◆ **EXERCISE BRIEF**: Reproduce the material word for word; the images stay out.

◆ **DATA LINES**:
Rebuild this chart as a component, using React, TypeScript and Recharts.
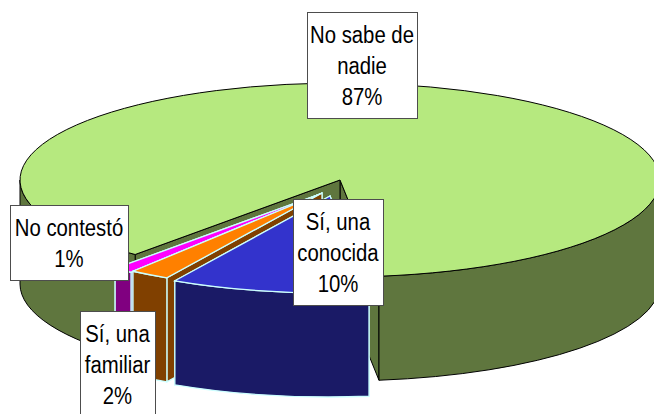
import React from 'react';
import { Pie, PieChart } from 'recharts';

// slices run counter-clockwise from the front of the pie, like the original
const categories = ['No sabe de nadie', 'No contestó', 'Sí, una familiar', 'Sí, una conocida'];
const percents = [87, 1, 2, 10];
const labelLines = [['No sabe de', 'nadie'], ['No contestó'], ['Sí, una', 'familiar'], ['Sí, una', 'conocida']];

const topColors = ['#b6e97f', '#ff00ff', '#ff8000', '#3333cc'];
const wallColors = ['#5f763e', '#800080', '#804000', '#1a1a66'];
const edgeColors = ['#000000', '#ccffff', '#ccffff', '#ccffff'];

// how far each slice is pulled out of the pie
const explodeX = [0, -20, -18, -10];
const explodeY = [0, 14, 13, 16];

// label boxes: left, top, width, height, first baseline
const labelBoxes = [
  [307, 12, 110, 106, 43],
  [10, 205, 118, 75, 236],
  [80, 311, 75, 110, 342],
  [293, 199, 90, 106, 230],
];

const SQUASH = 0.303;
const DEPTH = 104;
const LINE_HEIGHT = 31;

const chartData = categories.map((name, i) => ({ name, value: percents[i] }));

const SliceShape = (props: any) => {
  const { cx, cy, outerRadius, startAngle, endAngle, index } = props;
  const ox = cx + explodeX[index];
  const oy = cy + explodeY[index];
  const rx = outerRadius;
  const ry = outerRadius * SQUASH;

  const pt = (deg: number, drop = 0): string => {
    const a = (deg * Math.PI) / 180;
    return `${ox + rx * Math.cos(a)} ${oy - ry * Math.sin(a) + drop}`;
  };

  const cutFace = (deg: number) =>
    `M${ox} ${oy}L${pt(deg)}L${pt(deg, DEPTH)}L${ox} ${oy + DEPTH}Z`;

  // only the front half of the rim can be seen
  const rims: [number, number][] = [];
  [-360, 0].forEach((shift) => {
    const from = Math.max(startAngle, 180 + shift);
    const to = Math.min(endAngle, 360 + shift);
    if (to > from) rims.push([from, to]);
  });

  const rimPath = ([from, to]: [number, number]) =>
    `M${pt(from)}A${rx} ${ry} 0 0 0 ${pt(to)}L${pt(to, DEPTH)}A${rx} ${ry} 0 0 1 ${pt(from, DEPTH)}Z`;

  const large = endAngle - startAngle > 180 ? 1 : 0;
  const top = `M${ox} ${oy}L${pt(startAngle)}A${rx} ${ry} 0 ${large} 0 ${pt(endAngle)}Z`;

  const wall = wallColors[index];
  const edge = edgeColors[index];
  const edgeWidth = index === 0 ? 1 : 1.3;

  return (
    <g>
      <path d={cutFace(startAngle)} fill={wall} stroke={edge} strokeWidth={edgeWidth} />
      <path d={cutFace(endAngle)} fill={wall} stroke={edge} strokeWidth={edgeWidth} />
      {rims.map((rim, i) => (
        <path key={i} d={rimPath(rim)} fill={wall} stroke={edge} strokeWidth={edgeWidth} />
      ))}
      <path d={top} fill={topColors[index]} stroke={edge} strokeWidth={edgeWidth} />
    </g>
  );
};

const renderLabel = (props: any) => {
  const { index } = props;
  const [x, y, w, h, baseline] = labelBoxes[index];
  const lines = [...labelLines[index], `${percents[index]}%`];
  const mid = x + w / 2;
  return (
    <g key={index}>
      <rect x={x + 0.5} y={y + 0.5} width={w} height={h} fill="#ffffff" stroke="#4d4d4d" strokeWidth={1} />
      {lines.map((line, i) => (
        <text
          key={i}
          transform={`translate(${mid} ${baseline + i * LINE_HEIGHT}) scale(0.83 1)`}
          textAnchor="middle"
          fontFamily="'Liberation Sans', Arial, sans-serif"
          fontSize={24.5}
          fill="#000000"
        >
          {line}
        </text>
      ))}
    </g>
  );
};

export default function App() {
  return (
    <div style={{ position: 'absolute', left: 0, top: 0, width: 654, height: 414, overflow: 'hidden', background: '#ffffff' }}>
      <PieChart width={654} height={414} margin={{ top: 0, right: 0, bottom: 0, left: 0 }}>
        <Pie
          data={chartData}
          dataKey="value"
          nameKey="name"
          cx={340}
          cy={180}
          innerRadius={0}
          outerRadius={320}
          startAngle={-83}
          endAngle={277}
          paddingAngle={0}
          shape={SliceShape}
          label={renderLabel}
          labelLine={false}
          isAnimationActive={false}
        />
      </PieChart>
    </div>
  );
}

◆ **EXERCISE SOLUTION**:
Rebuild this chart as a component, using React, TypeScript and Recharts.
import React from 'react';
import { Pie, PieChart } from 'recharts';

// slices run counter-clockwise from the front of the pie, like the original
const categories = ['No sabe de nadie', 'No contestó', 'Sí, una familiar', 'Sí, una conocida'];
const percents = [87, 1, 2, 10];
const labelLines = [['No sabe de', 'nadie'], ['No contestó'], ['Sí, una', 'familiar'], ['Sí, una', 'conocida']];

const topColors = ['#b6e97f', '#ff00ff', '#ff8000', '#3333cc'];
const wallColors = ['#5f763e', '#800080', '#804000', '#1a1a66'];
const edgeColors = ['#000000', '#ccffff', '#ccffff', '#ccffff'];

// how far each slice is pulled out of the pie
const explodeX = [0, -20, -18, -10];
const explodeY = [0, 14, 13, 16];

// label boxes: left, top, width, height, first baseline
const labelBoxes = [
  [307, 12, 110, 106, 43],
  [10, 205, 118, 75, 236],
  [80, 311, 75, 110, 342],
  [293, 199, 90, 106, 230],
];

const SQUASH = 0.303;
const DEPTH = 104;
const LINE_HEIGHT = 31;

const chartData = categories.map((name, i) => ({ name, value: percents[i] }));

const SliceShape = (props: any) => {
  const { cx, cy, outerRadius, startAngle, endAngle, index } = props;
  const ox = cx + explodeX[index];
  const oy = cy + explodeY[index];
  const rx = outerRadius;
  const ry = outerRadius * SQUASH;

  const pt = (deg: number, drop = 0): string => {
    const a = (deg * Math.PI) / 180;
    return `${ox + rx * Math.cos(a)} ${oy - ry * Math.sin(a) + drop}`;
  };

  const cutFace = (deg: number) =>
    `M${ox} ${oy}L${pt(deg)}L${pt(deg, DEPTH)}L${ox} ${oy + DEPTH}Z`;

  // only the front half of the rim can be seen
  const rims: [number, number][] = [];
  [-360, 0].forEach((shift) => {
    const from = Math.max(startAngle, 180 + shift);
    const to = Math.min(endAngle, 360 + shift);
    if (to > from) rims.push([from, to]);
  });

  const rimPath = ([from, to]: [number, number]) =>
    `M${pt(from)}A${rx} ${ry} 0 0 0 ${pt(to)}L${pt(to, DEPTH)}A${rx} ${ry} 0 0 1 ${pt(from, DEPTH)}Z`;

  const large = endAngle - startAngle > 180 ? 1 : 0;
  const top = `M${ox} ${oy}L${pt(startAngle)}A${rx} ${ry} 0 ${large} 0 ${pt(endAngle)}Z`;

  const wall = wallColors[index];
  const edge = edgeColors[index];
  const edgeWidth = index === 0 ? 1 : 1.3;

  return (
    <g>
      <path d={cutFace(startAngle)} fill={wall} stroke={edge} strokeWidth={edgeWidth} />
      <path d={cutFace(endAngle)} fill={wall} stroke={edge} strokeWidth={edgeWidth} />
      {rims.map((rim, i) => (
        <path key={i} d={rimPath(rim)} fill={wall} stroke={edge} strokeWidth={edgeWidth} />
      ))}
      <path d={top} fill={topColors[index]} stroke={edge} strokeWidth={edgeWidth} />
    </g>
  );
};

const renderLabel = (props: any) => {
  const { index } = props;
  const [x, y, w, h, baseline] = labelBoxes[index];
  const lines = [...labelLines[index], `${percents[index]}%`];
  const mid = x + w / 2;
  return (
    <g key={index}>
      <rect x={x + 0.5} y={y + 0.5} width={w} height={h} fill="#ffffff" stroke="#4d4d4d" strokeWidth={1} />
      {lines.map((line, i) => (
        <text
          key={i}
          transform={`translate(${mid} ${baseline + i * LINE_HEIGHT}) scale(0.83 1)`}
          textAnchor="middle"
          fontFamily="'Liberation Sans', Arial, sans-serif"
          fontSize={24.5}
          fill="#000000"
        >
          {line}
        </text>
      ))}
    </g>
  );
};

export default function App() {
  return (
    <div style={{ position: 'absolute', left: 0, top: 0, width: 654, height: 414, overflow: 'hidden', background: '#ffffff' }}>
      <PieChart width={654} height={414} margin={{ top: 0, right: 0, bottom: 0, left: 0 }}>
        <Pie
          data={chartData}
          dataKey="value"
          nameKey="name"
          cx={340}
          cy={180}
          innerRadius={0}
          outerRadius={320}
          startAngle={-83}
          endAngle={277}
          paddingAngle={0}
          shape={SliceShape}
          label={renderLabel}
          labelLine={false}
          isAnimationActive={false}
        />
      </PieChart>
    </div>
  );
}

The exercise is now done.